B.C. Premier John Horgan is formally asking the federal government to decriminalize possession of illegal drugs for personal use.
In a letter sent to Prime Minister Justin Trudeau on Monday, Horgan says decriminalization would ‘reduce the systemic stigma associated with illicit drug use and support people to access the services that they need’.
“Criminal prohibitions are ineffective in deterring drug use, and criminalization of drug possession directly leads to both individuals and systemic stigma and discrimination that prevent people from seeking services,” Horgan writes.
In June, 175 people in the province died from an illicit drug overdose, surpassing the previous high of 171 in May.
The Canadian Association of Chiefs of Police (CACP) is calling for the decriminalization of simple possession of illicit drugs, a call Horgan is openly supporting.
The association is calling for the creation of a national task force to look into drug policy reform.
Provincial health officer Dr. Bonnie Henry is also calling for police to stop arresting people for the possession of illicit drugs for personal use.
Horgan’s letter urges Ottawa to develop a national plan to move towards a change in policy around controlled substances for personal use.
“The province of British Columbia offers its support and encouragement to the government of Canada to take urgent, necessary action on this matter to save lives,” Horgan writes.

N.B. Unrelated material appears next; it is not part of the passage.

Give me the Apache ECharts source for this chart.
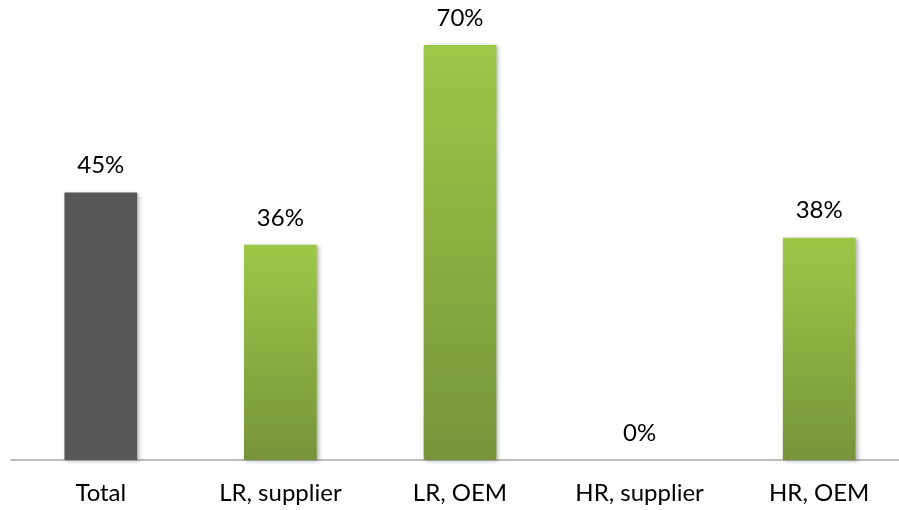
<!DOCTYPE html>
<html><head><meta charset="utf-8">
<script src="https://cdn.jsdelivr.net/npm/echarts@6/dist/echarts.min.js"></script>
<style>html,body{margin:0;padding:0;background:#fff;overflow:hidden;width:899px;height:510px}#c{width:909px;height:510px}</style>
</head><body><div id="c"></div>
<script>
const categories = ['Total', 'LR, supplier', 'LR, OEM', 'HR, supplier', 'HR, OEM'];
const values = [0.451, 0.363, 0.70, 0.0, 0.375];
const labels = ['45%', '36%', '70%', '0%', '38%'];

const green = new echarts.graphic.LinearGradient(0, 0, 0, 1, [
  {offset: 0, color: '#9ec747'},
  {offset: 1, color: '#76953a'}
]);
const data = values.map((v, i) => ({
  value: v,
  itemStyle: {color: i === 0 ? '#575757' : green}
}));

const chart = echarts.init(document.getElementById('c'));
chart.setOption({
  animation: false,
  grid: {left: 11, right: 0, top: 45, bottom: 50, containLabel: false},
  xAxis: {
    type: 'category', data: categories,
    axisLine: {lineStyle: {color: '#a6a6a6', width: 1.5}},
    axisTick: {show: false},
    axisLabel: {color: '#000', fontFamily: 'Lato', fontSize: 24, margin: 21}
  },
  yAxis: {type: 'value', min: 0, max: 0.7, show: false, splitLine: {show: false}},
  series: [{
    type: 'bar', data: data, barWidth: '40.5%',
    itemStyle: {shadowBlur: 4, shadowColor: 'rgba(0,0,0,0.3)', shadowOffsetX: 2, shadowOffsetY: 1},
    label: {
      show: true, position: 'top', distance: 15, color: '#000',
      fontFamily: 'Lato', fontSize: 24,
      formatter: p => labels[p.dataIndex]
    }
  }]
});
</script></body></html>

British Columbia has struggled dealing with both the ongoing COVID-19 pandemic and the ongoing overdose crisis. Since the coronavirus pandemic began a spike in illicit drug deaths has happened due to more drug users using alone and a more toxic drug supply.
Health officials have argued many times decriminalization would decrease the fears of drug users of using with friends. The B.C. government put in place measures before the pandemic to provide pharmaceutical grade opioids in an attempt to reduce the reliance on toxic street drugs.
“We need to put as much time and effort and kindness and compassion into caring for people who use drugs as we have been successful in doing in responding to the COVID-19 crisis,” Henry said.